| WHAT YOU ARE ASKED TO DO |
Up to and including the line with "const yTicks = [1, 10, 100, 1000, 10000, 100000];", write out the listing from its first line, minus the pictures.

| Records from a data source |
==*==
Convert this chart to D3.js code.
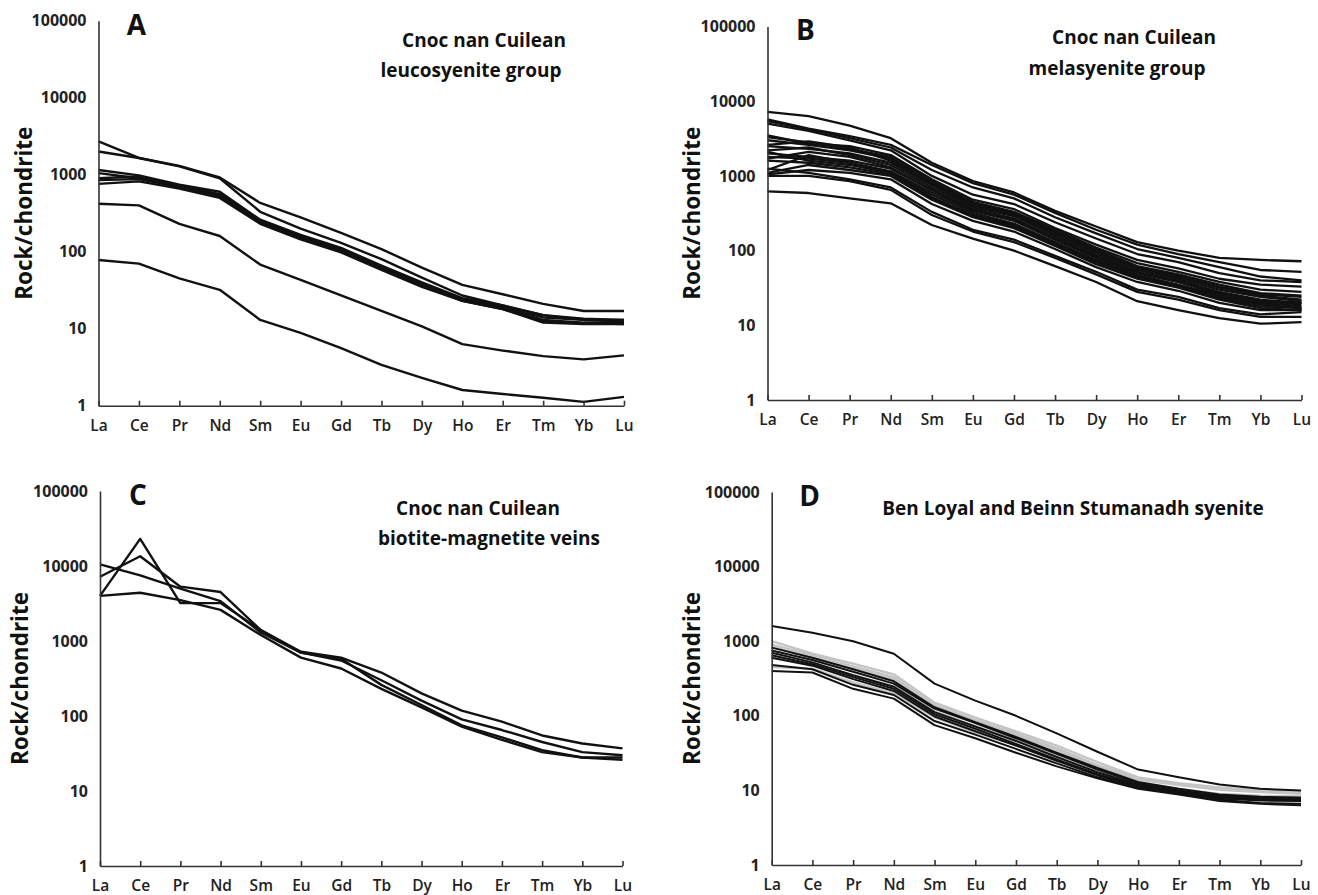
<!DOCTYPE html>
<html>
<head>
<meta charset="utf-8">
<script src="https://cdn.jsdelivr.net/npm/d3@7"></script>
<style>
  body { margin: 0; background: #fff; }
  text { font-family: "Open Sans", "Liberation Sans", sans-serif; }
</style>
</head>
<body>
<div id="chart"></div>
<script>
"use strict";

// REE elements along the x axis
const elements = ["La", "Ce", "Pr", "Nd", "Sm", "Eu", "Gd", "Tb", "Dy", "Ho", "Er", "Tm", "Yb", "Lu"];
const yTicks = [1, 10, 100, 1000, 10000, 100000];

// A - leucosyenite group
const seriesA = [
    [2700, 1650, 1300, 920, 430, 280, 175, 108, 62, 37, 28, 21, 17, 17],
    [2000, 1650, 1280, 900, 330, 200, 130, 80, 46, 27, 20, 15, 13, 13],
    [1150, 980, 740, 600, 260, 165, 112, 66, 40, 25, 20, 15, 13.5, 13],
    [900, 950, 720, 560, 250, 158, 106, 63, 38, 24, 19, 14, 13, 12.5],
    [850, 880, 690, 540, 240, 152, 102, 61, 37, 23.5, 18.5, 13, 12, 12],
    [760, 820, 660, 500, 230, 145, 98, 58, 35, 23, 18, 12.5, 11.8, 11.5],
    [1050, 900, 700, 520, 245, 150, 100, 60, 36.5, 23, 18, 12, 11.5, 11.5],
    [420, 400, 230, 160, 68, 43, 27, 17, 10.7, 6.3, 5.2, 4.4, 4.0, 4.5],
    [78, 70, 45, 32, 13, 8.8, 5.6, 3.4, 2.3, 1.6, 1.42, 1.27, 1.12, 1.3]
];

// B - melasyenite group
const seriesB = [
    [7200, 6300, 4700, 3200, 1500, 850, 600, 340, 210, 130, 100, 80, 75, 72],
    [5700, 4300, 3400, 2600, 1400, 800, 560, 320, 190, 120, 90, 70, 55, 52],
    [5400, 4200, 3200, 2400, 1200, 700, 500, 280, 170, 105, 80, 60, 45, 40],
    [5000, 4000, 3000, 2200, 1000, 560, 420, 240, 145, 90, 70, 50, 40, 38],
    [3500, 2700, 2500, 1900, 900, 480, 360, 200, 120, 75, 58, 42, 35, 33],
    [3300, 2800, 2300, 1800, 850, 450, 330, 190, 110, 68, 52, 38, 30, 28],
    [3000, 2600, 2200, 1700, 800, 430, 320, 180, 105, 62, 48, 35, 27, 25],
    [2600, 2900, 2400, 1600, 780, 420, 310, 175, 100, 60, 46, 33, 26, 24],
    [2500, 2300, 2000, 1500, 750, 400, 300, 170, 95, 58, 44, 32, 25, 22],
    [2200, 2400, 1900, 1400, 700, 380, 290, 160, 90, 55, 42, 30, 24, 21],
    [2000, 1800, 1600, 1250, 650, 360, 270, 150, 85, 52, 40, 28, 22, 20],
    [1700, 2100, 1800, 1300, 650, 350, 260, 145, 82, 50, 38, 27, 21, 20],
    [1800, 1700, 1500, 1150, 600, 340, 250, 140, 80, 50, 38, 26, 21, 19],
    [2100, 1600, 1400, 1100, 560, 320, 230, 130, 75, 47, 35, 25, 20, 18],
    [1600, 1500, 1300, 1050, 520, 300, 220, 125, 72, 45, 34, 24, 19, 17],
    [1200, 1900, 1500, 1100, 500, 290, 210, 120, 70, 44, 33, 23, 18, 17],
    [1100, 1400, 1200, 1000, 480, 280, 200, 115, 66, 42, 32, 22, 17, 16],
    [1050, 1200, 1100, 900, 420, 250, 180, 105, 60, 38, 29, 20, 16, 16],
    [1250, 1100, 900, 700, 330, 190, 140, 85, 52, 30, 24, 17, 14, 15],
    [1000, 1000, 850, 650, 300, 180, 130, 80, 48, 28, 22, 16, 13, 13],
    [620, 590, 500, 430, 220, 145, 100, 62, 38, 21, 16, 12.5, 10.5, 11]
];

// C - biotite-magnetite veins
const seriesC = [
    [4000, 23000, 3200, 3200, 1400, 700, 580, 260, 140, 75, 52, 35, 28, 28],
    [7200, 13500, 5300, 4500, 1400, 720, 600, 380, 200, 118, 84, 55, 43, 37],
    [10500, 7500, 5000, 3400, 1300, 700, 550, 300, 160, 90, 65, 45, 33, 30],
    [4000, 4400, 3500, 2600, 1200, 600, 430, 230, 130, 72, 48, 33, 28, 26]
];

// D - Ben Loyal and Beinn Stumanadh syenite (black and grey samples)
const seriesDBlack = [
    [1600, 1300, 1000, 680, 270, 160, 100, 58, 33, 19, 15, 12, 10.5, 10],
    [820, 600, 420, 290, 130, 82, 52, 32, 20, 13, 10.5, 8.8, 8.2, 8.0],
    [750, 560, 390, 270, 125, 80, 50, 31, 19, 12.5, 10, 8.5, 8, 8],
    [700, 520, 350, 245, 112, 72, 46, 28, 17.5, 12, 9.8, 8.2, 7.8, 7.6],
    [650, 490, 330, 230, 105, 67, 42, 26, 16.5, 11.5, 9.5, 8, 7.6, 7.4],
    [600, 470, 310, 215, 98, 62, 40, 25, 16, 11.2, 9.3, 7.8, 7.3, 7.2],
    [480, 420, 260, 190, 85, 56, 36, 23, 15, 10.8, 9, 7.5, 6.8, 6.6],
    [400, 380, 230, 170, 75, 50, 32, 21, 14.5, 10.5, 8.8, 7.2, 6.6, 6.3]
];
const seriesDGrey = [
    [1000, 680, 500, 360, 150, 95, 62, 40, 24, 15, 12.5, 11, 10, 9.5],
    [900, 650, 460, 330, 140, 88, 58, 37, 22, 14.5, 12, 10.5, 9.8, 9.3],
    [850, 600, 430, 310, 130, 85, 55, 35, 21, 14, 11.8, 10.2, 9.5, 9],
    [600, 500, 350, 250, 115, 72, 48, 30, 18, 12.5, 10.5, 9, 8.5, 8.3],
    [450, 430, 280, 200, 95, 60, 40, 25, 16, 11.5, 9.8, 8.5, 7.8, 7.5]
];

const svg = d3.select("#chart").append("svg")
    .attr("width", 1318)
    .attr("height", 895);

const panels = [
    { letter: "A", left: 98.5, right: 624, top: 20.7, bottom: 405.7, yTitleX: 24,
      titles: [["Cnoc nan Cuilean", 484, 40], ["leucosyenite group", 471, 70]],
      black: seriesA, grey: [], width: 2.4 },
    { letter: "B", left: 767.5, right: 1301.5, top: 26.5, bottom: 400, yTitleX: 692,
      titles: [["Cnoc nan Cuilean", 1134, 37], ["melasyenite group", 1117, 68]],
      black: seriesB, grey: [], width: 2.3 },
    { letter: "C", left: 100, right: 622.5, top: 491, bottom: 866, yTitleX: 20,
      titles: [["Cnoc nan Cuilean", 478, 508], ["biotite-magnetite veins", 489, 538]],
      black: seriesC, grey: [], width: 2.4 },
    { letter: "D", left: 771.7, right: 1301, top: 492, bottom: 865, yTitleX: 692,
      titles: [["Ben Loyal and Beinn Stumanadh syenite", 1073, 508]],
      black: seriesDBlack, grey: seriesDGrey, width: 2 }
];

function drawPanel(p) {
    let x = d3.scalePoint().domain(elements).range([p.left, p.right]);
    let y = d3.scaleLog().domain([1, 100000]).range([p.bottom, p.top]);
    let g = svg.append("g");

    let line = d3.line()
        .x((d, i) => x(elements[i]))
        .y(d => y(d));

    // grey samples go underneath
    g.append("g").selectAll("path")
        .data(p.grey)
        .enter().append("path")
        .attr("d", line)
        .attr("fill", "none")
        .attr("stroke", "#c4c4c4")
        .attr("stroke-width", p.width + 0.3)
        .attr("stroke-linejoin", "round");

    g.append("g").selectAll("path")
        .data(p.black)
        .enter().append("path")
        .attr("d", line)
        .attr("fill", "none")
        .attr("stroke", "#111")
        .attr("stroke-width", p.width)
        .attr("stroke-linejoin", "round");

    // x axis, ticks pointing up
    let xAxis = g.append("g")
        .attr("transform", "translate(0," + p.bottom + ")")
        .call(d3.axisBottom(x).tickSizeInner(-5).tickSizeOuter(0).tickPadding(14));
    xAxis.select(".domain").attr("stroke", "#333").attr("stroke-width", 1.6);
    xAxis.selectAll(".tick line").attr("stroke", "#333").attr("stroke-width", 1.6);
    xAxis.selectAll("text")
        .attr("font-family", "Open Sans")
        .attr("font-size", 15.5)
        .attr("font-weight", 600)
        .attr("fill", "#222");

    // y axis, labels only
    let yAxis = g.append("g")
        .attr("transform", "translate(" + p.left + ",0)")
        .call(d3.axisLeft(y).tickValues(yTicks).tickFormat(d3.format("d")).tickSize(0).tickPadding(12));
    yAxis.select(".domain").attr("stroke", "#333").attr("stroke-width", 1.6);
    yAxis.selectAll("text")
        .attr("font-family", "Open Sans")
        .attr("font-size", 16)
        .attr("font-weight", 700)
        .attr("fill", "#222");

    g.append("text")
        .attr("transform", "translate(" + p.yTitleX + "," + ((p.top + p.bottom) / 2) + ") rotate(-90)")
        .attr("text-anchor", "middle")
        .attr("dy", "0.35em")
        .attr("font-family", "Liberation Sans")
        .attr("font-size", 22.5)
        .attr("font-weight", "bold")
        .attr("fill", "#111")
        .text("Rock/chondrite");

    g.append("text")
        .attr("x", p.left + 38)
        .attr("y", p.top + 4)
        .attr("dy", "0.35em")
        .attr("text-anchor", "middle")
        .attr("font-family", "Liberation Sans")
        .attr("font-size", 28)
        .attr("font-weight", "bold")
        .attr("fill", "#111")
        .text(p.letter);

    for (let t of p.titles) {
        g.append("text")
            .attr("x", t[1])
            .attr("y", t[2])
            .attr("dy", "0.35em")
            .attr("text-anchor", "middle")
            .attr("font-size", 19)
            .attr("font-weight", 700)
            .attr("fill", "#111")
            .text(t[0]);
    }
}

panels.forEach(drawPanel);
</script>
</body>
</html>
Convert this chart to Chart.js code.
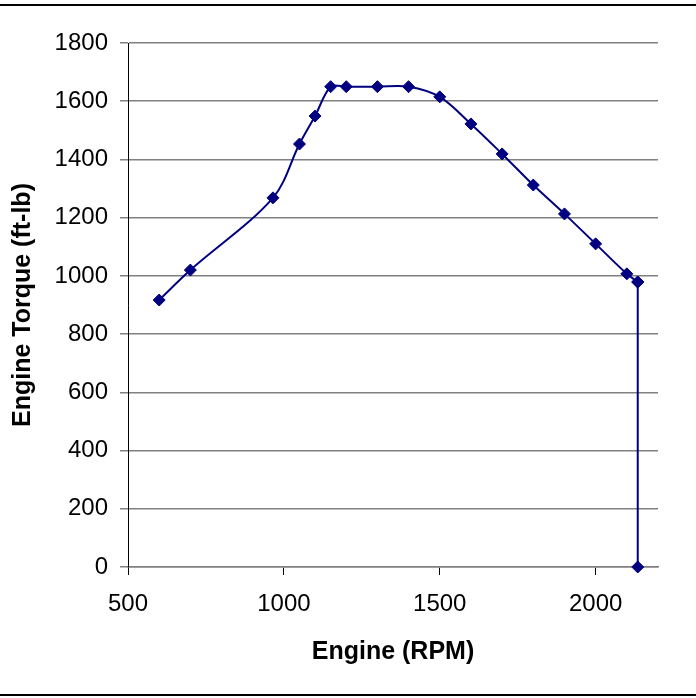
<!DOCTYPE html>
<html>
<head>
<meta charset="utf-8">
<script src="https://cdn.jsdelivr.net/npm/chart.js@4"></script>
<style>
html, body { margin: 0; padding: 0; background: #fff; }
#wrap { width: 696px; height: 698px; position: relative; }
</style>
</head>
<body>
<div id="wrap"><canvas id="torqueChart" width="696" height="698"></canvas></div>
<script>
// engine curve
var rpm = [600, 700, 965, 1050, 1100, 1150, 1200, 1300, 1400, 1500, 1600, 1700, 1800, 1900, 2000, 2100, 2135];
var torque = [917, 1020, 1268, 1453, 1549, 1650, 1650, 1650, 1650, 1615, 1522, 1419, 1312, 1213, 1110, 1007, 979];
// governor cut-off: straight drop to zero
var cutRpm = [2135, 2135];
var cutTorque = [979, 0];
var xTicks = [500, 1000, 1500, 2000];

var curve = rpm.map(function (r, i) { return {x: r, y: torque[i]}; });
var cut = cutRpm.map(function (r, i) { return {x: r, y: cutTorque[i]}; });

// top and bottom frame lines
var frame = {
  id: 'frame',
  afterDraw: function (chart) {
    var c = chart.ctx;
    c.save();
    c.strokeStyle = '#000';
    c.lineWidth = 2;
    c.beginPath();
    c.moveTo(0, 5); c.lineTo(696, 5);
    c.moveTo(0, 695); c.lineTo(696, 695);
    c.stroke();
    c.restore();
  }
};

var ctx = document.getElementById('torqueChart').getContext('2d');
var myChart = new Chart(ctx, {
  type: 'scatter',
  data: {
    datasets: [{
      label: 'Torque',
      data: curve,
      showLine: true,
      tension: 0.33,
      clip: false,
      borderColor: '#000080',
      backgroundColor: '#000080',
      borderWidth: 2,
      pointStyle: 'rectRot',
      pointRadius: 6,
      pointBorderWidth: 1,
      pointHoverRadius: 6
    },
    {
      label: 'Cut-off',
      data: cut,
      showLine: true,
      tension: 0,
      clip: false,
      borderColor: '#000080',
      backgroundColor: '#000080',
      borderWidth: 2,
      pointStyle: 'rectRot',
      pointRadius: 6,
      pointBorderWidth: 1,
      pointHoverRadius: 6
    }]
  },
  options: {
    responsive: false,
    animation: false,
    layout: { padding: { top: 43, right: 38, bottom: 0, left: 0 } },
    plugins: { legend: { display: false }, tooltip: { enabled: false } },
    scales: {
      x: {
        type: 'linear',
        min: 500,
        max: 2200,
        afterFit: function (s) { s.height = 131; },
        afterBuildTicks: function (s) { s.ticks = xTicks.map(function (v) { return {value: v}; }); },
        ticks: {
          padding: 15,
          color: '#000',
          callback: function (v) { return String(v); },
          font: { family: 'Liberation Sans, Arial', size: 24 }
        },
        grid: { drawOnChartArea: false, tickLength: 8, tickColor: '#000', color: '#000' },
        border: { color: '#808080', width: 1.5 },
        title: {
          display: true,
          text: 'Engine (RPM)',
          color: '#000',
          padding: { top: 0, bottom: 31 },
          font: { family: 'Liberation Sans, Arial', size: 25, weight: 'bold' }
        }
      },
      y: {
        min: 0,
        max: 1800,
        afterFit: function (s) { s.width = 128; },
        ticks: {
          stepSize: 200,
          padding: 12,
          color: '#000',
          callback: function (v) { return String(v); },
          font: { family: 'Liberation Sans, Arial', size: 24 }
        },
        grid: { color: '#808080', lineWidth: 1.5, tickLength: 8 },
        border: { color: '#000', width: 1 },
        title: {
          display: true,
          text: 'Engine Torque (ft-lb)',
          color: '#000',
          padding: { top: 8, bottom: 0 },
          font: { family: 'Liberation Sans, Arial', size: 25, weight: 'bold' }
        }
      }
    }
  },
  plugins: [frame]
});
</script>
</body>
</html>
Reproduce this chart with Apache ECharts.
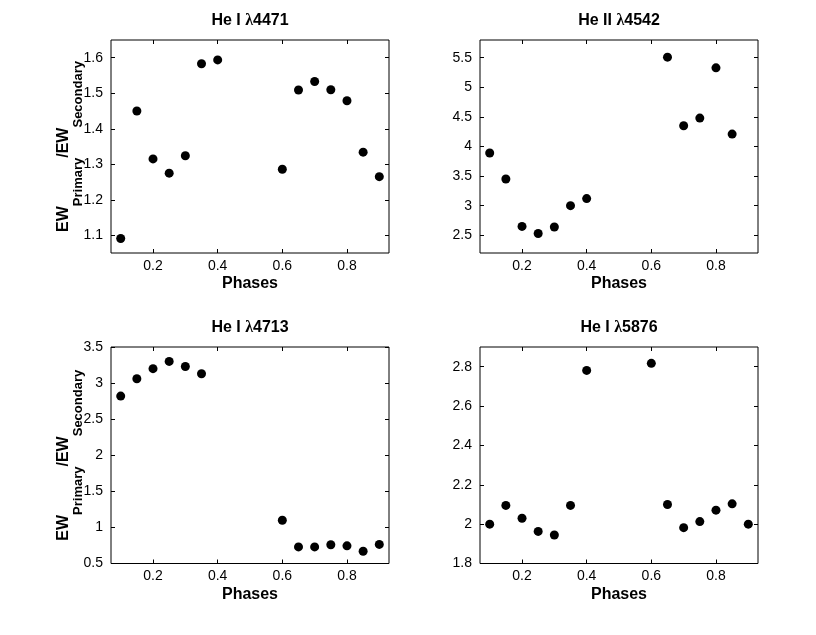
<!DOCTYPE html>
<html lang="en">
<head>
    <meta charset="UTF-8">
    <title>EW ratio vs phase</title>
    <script src="https://cdn.jsdelivr.net/npm/echarts@6/dist/echarts.min.js"></script>
    <style type="text/css">
        html, body { margin: 0; height: 100%; background: #fff; }
        #main { width: 816px; height: 635px; }
    </style>
</head>
<body>
    <div id="main"></div>
    <script type="text/javascript">
        // He I 4471
        var phases4471 = [0.1, 0.15, 0.2, 0.25, 0.3, 0.35, 0.4, 0.6, 0.65, 0.7, 0.75, 0.8, 0.85, 0.9];
        var ratio4471  = [1.091, 1.450, 1.315, 1.275, 1.324, 1.583, 1.594, 1.286, 1.509, 1.533, 1.510, 1.479, 1.334, 1.265];
        // He II 4542
        var phases4542 = [0.1, 0.15, 0.2, 0.25, 0.3, 0.35, 0.4, 0.65, 0.7, 0.75, 0.8, 0.85];
        var ratio4542  = [3.89, 3.45, 2.65, 2.53, 2.64, 3.00, 3.12, 5.51, 4.35, 4.48, 5.33, 4.21];
        // He I 4713
        var phases4713 = [0.1, 0.15, 0.2, 0.25, 0.3, 0.35, 0.6, 0.65, 0.7, 0.75, 0.8, 0.85, 0.9];
        var ratio4713  = [2.82, 3.06, 3.20, 3.30, 3.23, 3.13, 1.10, 0.73, 0.73, 0.76, 0.745, 0.67, 0.765];
        // He I 5876
        var phases5876 = [0.1, 0.15, 0.2, 0.25, 0.3, 0.35, 0.4, 0.6, 0.65, 0.7, 0.75, 0.8, 0.85, 0.9];
        var ratio5876  = [2.00, 2.095, 2.03, 1.963, 1.945, 2.095, 2.781, 2.817, 2.10, 1.982, 2.013, 2.071, 2.103, 2.00];

        // tick labels
        var phaseTicks = [0.2, 0.4, 0.6, 0.8];
        var ticks4471 = [1.1, 1.2, 1.3, 1.4, 1.5, 1.6];
        var ticks4542 = [2.5, 3, 3.5, 4, 4.5, 5, 5.5];
        var ticks4713 = [0.5, 1, 1.5, 2, 2.5, 3, 3.5];
        var ticks5876 = [1.8, 2, 2.2, 2.4, 2.6, 2.8];

        var titles = ['4471', '4542', '4713', '5876'];
        var ions = ['He I ', 'He II ', 'He I ', 'He I '];

        var FONT = 'Liberation Sans, Arial, sans-serif';

        var panels = [
            {x: phases4471, y: ratio4471, yMin: 1.05, yMax: 1.65, yTicks: ticks4471, left: 111, top: 40, h: 213, ylabel: true},
            {x: phases4542, y: ratio4542, yMin: 2.2, yMax: 5.8, yTicks: ticks4542, left: 480, top: 40, h: 213, ylabel: false},
            {x: phases4713, y: ratio4713, yMin: 0.5, yMax: 3.5, yTicks: ticks4713, left: 111, top: 347, h: 216.5, ylabel: true},
            {x: phases5876, y: ratio5876, yMin: 1.8, yMax: 2.9, yTicks: ticks5876, left: 480, top: 347, h: 216.5, ylabel: false}
        ];

        function fmt(v) {
            return String(Math.round(v * 100) / 100);
        }

        var option = {
            backgroundColor: '#fff',
            animation: false,
            title: [], grid: [], xAxis: [], yAxis: [], series: []
        };

        panels.forEach(function (p, i) {
            var w = 278;
            option.title.push({
                text: '{b|' + ions[i] + '}{l|λ}{b|' + titles[i] + '}',
                left: p.left + w / 2,
                top: p.top - 28,
                textAlign: 'center',
                padding: 0,
                textStyle: {
                    rich: {
                        b: {fontSize: 16, fontWeight: 'bold', color: '#000', fontFamily: FONT, lineHeight: 18},
                        l: {fontSize: 16, color: '#000', fontFamily: 'Liberation Serif, serif', lineHeight: 18}
                    }
                }
            });
            option.grid.push({
                left: p.left, top: p.top, width: w, height: p.h,
                show: true, borderColor: '#000', borderWidth: 1, backgroundColor: '#fff'
            });
            // bottom x axis
            option.xAxis.push({
                type: 'value', gridIndex: i, min: 0.07, max: 0.93,
                name: 'Phases', nameLocation: 'middle', nameGap: 23,
                nameTextStyle: {fontSize: 16, fontWeight: 'bold', color: '#000', fontFamily: FONT},
                axisLine: {show: false},
                splitLine: {show: false},
                axisTick: {show: true, inside: true, length: 4, customValues: phaseTicks, lineStyle: {color: '#000'}},
                axisLabel: {customValues: phaseTicks, margin: 6, fontSize: 14, color: '#000', fontFamily: FONT, formatter: fmt}
            });
            // top mirror axis (ticks only)
            option.xAxis.push({
                type: 'value', gridIndex: i, position: 'top', min: 0.07, max: 0.93,
                axisLine: {show: false}, splitLine: {show: false},
                axisTick: {show: true, inside: true, length: 4, customValues: phaseTicks, lineStyle: {color: '#000'}},
                axisLabel: {show: false}
            });
            var yAx = {
                type: 'value', gridIndex: i, min: p.yMin, max: p.yMax,
                axisLine: {show: false}, splitLine: {show: false},
                axisTick: {show: true, inside: true, length: 4, customValues: p.yTicks, lineStyle: {color: '#000'}},
                axisLabel: {customValues: p.yTicks, margin: 8, fontSize: 14, color: '#000', fontFamily: FONT, formatter: fmt}
            };
            if (p.ylabel) {
                yAx.name = '{b|EW}{s|Primary}{b|/EW}{s|Secondary}';
                yAx.nameLocation = 'middle';
                yAx.nameGap = 39;
                yAx.nameMoveOverlap = false;
                yAx.nameRotate = 90;
                yAx.nameTextStyle = {
                    rich: {
                        b: {fontSize: 16, fontWeight: 'bold', color: '#000', fontFamily: FONT, lineHeight: 16, verticalAlign: 'top'},
                        s: {fontSize: 13, fontWeight: 'bold', color: '#000', fontFamily: FONT, lineHeight: 13, verticalAlign: 'top', padding: [16, 0, 0, 0]}
                    }
                };
            }
            option.yAxis.push(yAx);
            // right mirror axis (ticks only)
            option.yAxis.push({
                type: 'value', gridIndex: i, position: 'right', min: p.yMin, max: p.yMax,
                axisLine: {show: false}, splitLine: {show: false},
                axisTick: {show: true, inside: true, length: 4, customValues: p.yTicks, lineStyle: {color: '#000'}},
                axisLabel: {show: false}
            });
            option.series.push({
                type: 'scatter',
                xAxisIndex: i * 2, yAxisIndex: i * 2,
                symbol: 'circle', symbolSize: 9,
                itemStyle: {color: '#000', opacity: 1},
                data: p.x.map(function (ph, k) { return [ph, p.y[k]]; })
            });
        });

        var myChart = echarts.init(document.getElementById('main'));
        myChart.setOption(option);
    </script>
</body>
</html>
==*==
| FULL SOLUTION |
Convert this chart to D3.js code.
<!DOCTYPE html>
<html>
<head>
<meta charset="utf-8">
<script src="https://cdn.jsdelivr.net/npm/d3@7"></script>
<style>
  body { margin: 0; background: #fff; }
  text { font-family: "Open Sans", "Liberation Sans", sans-serif; }
</style>
</head>
<body>
<div id="chart"></div>
<script>
"use strict";

// REE elements along the x axis
const elements = ["La", "Ce", "Pr", "Nd", "Sm", "Eu", "Gd", "Tb", "Dy", "Ho", "Er", "Tm", "Yb", "Lu"];
const yTicks = [1, 10, 100, 1000, 10000, 100000];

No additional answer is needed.